The Southern Miss Prism Center and the Center for International Education held the Share the Love forum event as a part of International Diversity Education Week Monday, Nov. 5.
The forum focused on several issues facing the LGBTQ+ community, including the challenges that face transgender people and how those who wish to be allies to the LGBTQ+ community can do better about improving the situation.
Amy Ellefson, a Ph.D student of Communication Studies, suggested that the best way to start with being an ally is to want to learn about the issues and identities of people in the LGBTQ+ community.
“Most people are okay with questions that come from a place of truly wanting know,” Ellefson said.
The concept of gender identity versus biological sex and the idea that gender exists on a spectrum was also discussed.

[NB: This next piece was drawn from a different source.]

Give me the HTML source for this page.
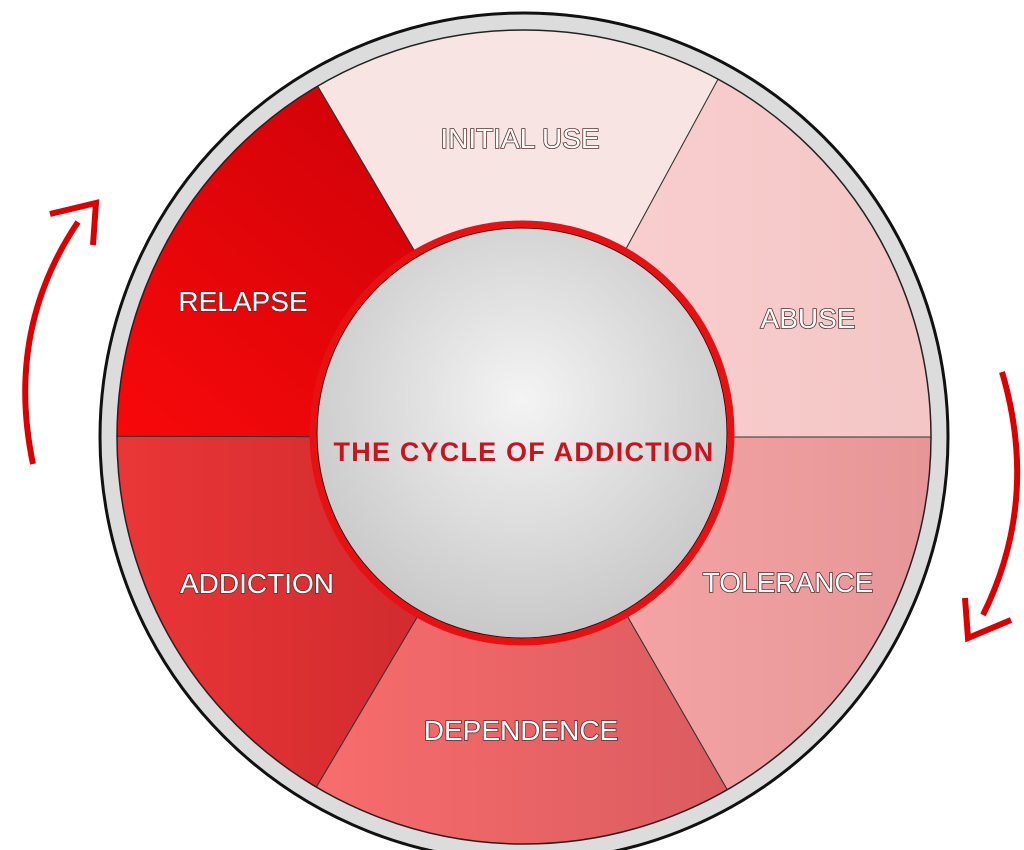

Junior psychology major Alex Saucier identifies as transgender man.
“If you have pink on one side and blue on the other, you have a whole range of purples that exist in the middle,” Saucier said.

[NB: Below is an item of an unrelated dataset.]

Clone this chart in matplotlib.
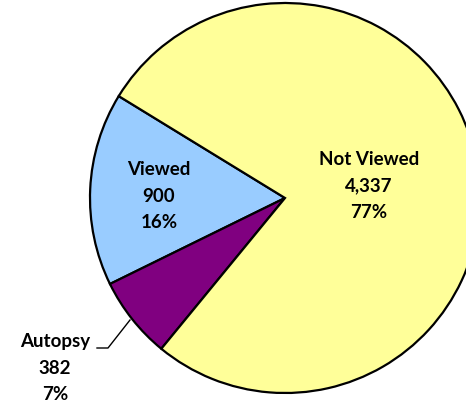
import matplotlib.pyplot as plt

# data
labels = ["Viewed", "Autopsy", "Not Viewed"]
counts = [900, 382, 4337]
colors = ["#99CCFF", "#800080", "#FFFF99"]

plt.rcParams['font.family'] = ['Lato', 'DejaVu Sans']

W, H = 466, 404
fig = plt.figure(figsize=(W / 100, H / 100), dpi=100)
ax = fig.add_axes([0, 0, 1, 1])

cx, cy, r = 285, H - 198, 195
total = sum(counts)
ax.pie(counts, colors=colors, startangle=148.5, counterclock=True,
       center=(cx, cy), radius=r, frame=True,
       wedgeprops=dict(edgecolor="black", linewidth=1.6))
ax.set_xlim(0, W)
ax.set_ylim(0, H)
ax.set_aspect("equal")
ax.axis("off")

def lab(i):
    return f"{labels[i]}\n{counts[i]:,}\n{round(100 * counts[i] / total)}%"

kw = dict(ha="center", va="center", fontsize=13.5, fontweight="bold",
          linespacing=1.65, color="black")
ax.text(369, H - 186, lab(2), **kw)
ax.text(159, H - 196, lab(0), **kw)
ax.text(55, H - 368, lab(1), **kw)
ax.plot([97, 108, 130], [H - 348, H - 348, H - 320], color="black", lw=1)

fig.savefig("out.png", dpi=100)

This statement started a dialog about gender identity and gender expression and how people express their gender in different ways.
“It’s very individual. What makes me a man and what makes you a man could be two completely different things, and that’s okay,” Saucier said.
The discussion also focused heavily on the issues that face LGBTQ+ issues in Hattiesburg. The panelists said the city gives many people in the LGBTQ+ community the opportunity to express themselves, but that things could be better.
Senior English major Jack Hoda said potential allies should be politically engaged, especially when legislation regarding LGBTQ+ issues is being discussed.
“People tend to think that there’s no longer a problem, but when it comes to things like employment protections for LGBTQ+ people, it’s still a huge issue,” Hoda said.
Panelist and Vice-President of the Hattiesburg Spectrum Center Keenan Walker described the experience of alleviating the issues that LGBTQ+ individuals face in the city. He is not only involved with the Spectrum Center but has also worked with the Hattiesburg City Council and the Historic Hattiesburg Downtown Association as a social media representative and continues to be an advocate of LGBTQ+ issues within the Hattiesburg community.
“I’ve put myself in an elevated position in the community, and I know that there are people out there who would rather not see me doing the things that I’m doing. But I just keep on doing what I’m doing,” Walker said.
Tegi Jenkins-Rimmer, the Program Manager for the Office of Multicultural Programs and Services and also one of the organizers of this event, said that the goal of the event was to remove the stigmas surrounding LGBTQ+ issues.
“Love is too beautiful to be hidden in the closet.” This quote is attributed to an anonymous person on the internet and was pictured on all of the posters advertising the event.
“It symbolizes the daily struggle for people in the community. The constant fear of not being able to be yourself. It also represents the programs effort to get LGBTQ+ individuals to feel comfortable with who they are,” Jenkins-Rimmer said.
She also said that the quote represents the effort to make a more inclusive campus, a goal that is shared among many of the organizations here at Southern Miss.